Kuajok…I am really in a whole new world. The World Food Program through the support of various government funding (U.S included) operates humanitarian aid flights. These flights are so that humanitarian aid workers can make it to the various postings for work when other routes may be more difficult or dangerous. Wednesday morning I boarded a plane from Juba to Wau, the capitol of the state bordering Warrap (where Kuajok is located). They ask that you get to the airport 2 hours early, why I don’t know because the entire process took 30 min, leaving 1 1/2hours left to wait in an overcrowded, very hot sitting area. The sitting area was packed and so I had to stand in the back, I then realized that as flights leave seats become available and began to slowly, chair by chair, inch my way to the front where the comfy chairs were. Eventually we get on the baby plane and there are about 46 of us heading to different posts or trainings in this region. When we were landing I was surprised to see that the airport is not even tarmac, just red dirt, and at this point I realized that I have made it to rural South Sudan. I’m still trying to wrap my head around just where I am. It seems a bit surreal, this place although it does have some electricity, well only in places like WV or in the town, the rest is just one large, sparingly inhabited village. It took 1 ½ hours to drive from the airport to the WV compound. On the way we passed a few homes but mostly desolate land with burnt trees. I’m not exactly sure how impacted this area has been by the war, I do know that the war was present here because it is on the border of the north. I was told that in this area there are a lot of intertribal conflicts (not exactly where I am but near) and cattle raids (basically another group comes in and steals the cattle of another group causing destruction in the process).

Given the vicinity to the north, Arabic, next to the local language (Dinka is spoken by most) is spoken by the people here and English is rarely spoken unless a person has had the chance to learn it in a school that taught it. In the early 1990s the president shifted the language of instruction in schools to Arabic despite English being spoken in the south. Places that are closer to the border tend to have a stronger presence of Arabic then English. I have picked up a word in Arabic and a few in Dinka and hopeful that I will expand my vocabulary while I’m here.  I don’t feel uncomfortable (with the exception of the heat. It’s supposed to be winter yet the temperature during the day teeters somewhere between 95-110 degrees). The majority of the people in this area are Christian or other. There are Muslims but because of the Christian influence, putting up a mosque in this area is strongly discouraged. People have been quite friendly and I think most assume (after a few have told me) that I’m Ethiopian and that is why I do not know the language but look the way I do.

Kuajok is going to be an interesting and challenging context to work in. This state (Warrap; Kuajok is the capitol) is the most food insecure, has the highest rates of malnutrition, and has low human development indicators.
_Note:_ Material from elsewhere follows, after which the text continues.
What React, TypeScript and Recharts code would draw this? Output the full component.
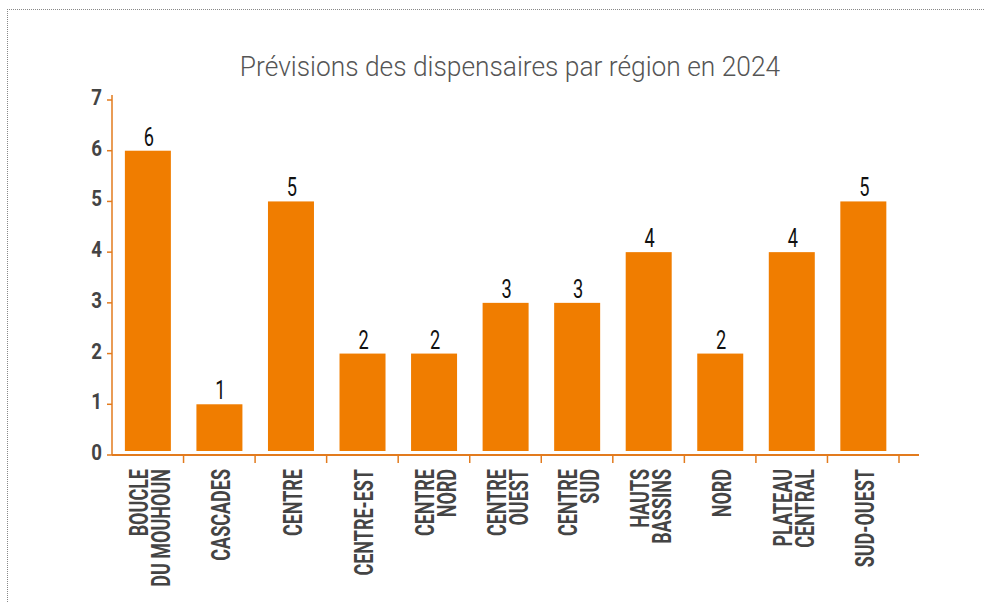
import React from "react";
import { BarChart, Bar, XAxis, YAxis, LabelList } from "recharts";

const regions = [
  "BOUCLE\nDU MOUHOUN",
  "CASCADES",
  "CENTRE",
  "CENTRE-EST",
  "CENTRE\nNORD",
  "CENTRE\nOUEST",
  "CENTRE\nSUD",
  "HAUTS\nBASSINS",
  "NORD",
  "PLATEAU\nCENTRAL",
  "SUD-OUEST",
];
const dispensaires = [6, 1, 5, 2, 2, 3, 3, 4, 2, 4, 5];
const yTicks = [0, 1, 2, 3, 4, 5, 6, 7];

const data = regions.map((r, i) => ({ region: r, value: dispensaires[i] }));

const FONT = 'Roboto, "Noto Sans", sans-serif';
const ORANGE = "#F07D00";
const AXIS = "#E27B1E";

// rotated category labels, squeezed along the text direction to mimic a condensed face
function RegionTick(props: any) {
  const { x, y, payload } = props;
  const lines = String(payload.value).split("\n");
  const lh = 22;
  const half = payload.offset || 0;
  return (
    <g>
      <line x1={x + half} y1={y} x2={x + half} y2={y + 8} stroke={AXIS} strokeWidth={1.5} />
      <text
        transform={`translate(${x + 2},${y + 14}) rotate(-90) scale(0.72,1)`}
        textAnchor="end"
        fill="#444"
        fontFamily={FONT}
        fontWeight="bold"
        fontSize={25}
      >
        {lines.map((l, i) => (
          <tspan key={i} x={0} y={(i - (lines.length - 1) / 2) * lh} dy="0.36em">
            {l}
          </tspan>
        ))}
      </text>
    </g>
  );
}

function CountTick(props: any) {
  const { x, y, payload } = props;
  return (
    <text
      transform={`translate(${x},${y + 5}) scale(0.85,1)`}
      textAnchor="end"
      fill="#444"
      fontFamily={FONT}
      fontWeight="bold"
      fontSize={22}
    >
      {payload.value}
    </text>
  );
}

function ValueLabel(props: any) {
  const { x, y, width, value } = props;
  return (
    <text
      transform={`translate(${x + width / 2 + 1},${y - 5}) scale(0.7,1)`}
      textAnchor="middle"
      fill="#111"
      fontFamily={FONT}
      fontSize={26}
    >
      {value}
    </text>
  );
}

function TrimmedBar(props: any) {
  const { x, y, width, height, fill } = props;
  return <rect x={x} y={y} width={width} height={Math.max(0, height - 4)} fill={fill} />;
}

export default function App() {
  return (
    <div style={{ position: "absolute", left: 0, top: 0, width: 984, height: 602 }}>
      <div
        style={{
          position: "absolute",
          left: 7,
          top: 9,
          width: 976,
          height: 600,
          borderTop: "1px dotted #888",
          borderLeft: "1px dotted #888",
        }}
      />
      <div
        style={{
          position: "absolute",
          left: 0,
          top: 50,
          width: 1020,
          textAlign: "center",
          fontFamily: FONT,
          fontWeight: 300,
          fontSize: 28,
          color: "#555",
          lineHeight: "34px",
          transform: "scaleX(0.94)",
          transformOrigin: "510px 0",
        }}
      >
        Prévisions des dispensaires par région en 2024
      </div>
      <div style={{ position: "absolute", left: 0, top: 0 }}>
        <BarChart
          width={984}
          height={602}
          data={data}
          margin={{ top: 95, right: 65, left: 0, bottom: 0 }}
          barCategoryGap="18%"
        >
          <XAxis
            dataKey="region"
            height={147}
            interval={0}
            padding={{ left: 0, right: 20 }}
            axisLine={{ stroke: AXIS, strokeWidth: 2 }}
            tickLine={false}
            tickSize={0}
            tickMargin={0}
            tick={<RegionTick />}
          />
          <YAxis
            width={112}
            domain={[0, 7]}
            ticks={yTicks}
            interval={0}
            padding={{ top: 5, bottom: 0 }}
            axisLine={{ stroke: AXIS, strokeWidth: 1.5 }}
            tickLine={{ stroke: AXIS, strokeWidth: 1.5 }}
            tickSize={5}
            tickMargin={5}
            tick={<CountTick />}
          />
          <Bar dataKey="value" fill={ORANGE} shape={<TrimmedBar />} isAnimationActive={false}>
            <LabelList dataKey="value" content={<ValueLabel />} />
          </Bar>
        </BarChart>
      </div>
    </div>
  );
}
This state borders Abyei, which is the oil rich portion of the country and what the focus is now in terms of it being a part of the north or south. The conflict that is present has influenced and decreased the amount of development here. The government of Warrap is now working on a law that states any organization working in Warrap must hire someone from the region unless there is no one available in the state that could do the job. WV is supporting this law and doing most of its hiring from within and because of this there is a need to train these staff in a way that is aligned with WV’s vision. This is where I come in. I briefed you before on my role here and now that I’m here I’m beginning to recognize some of the challenges that I will face.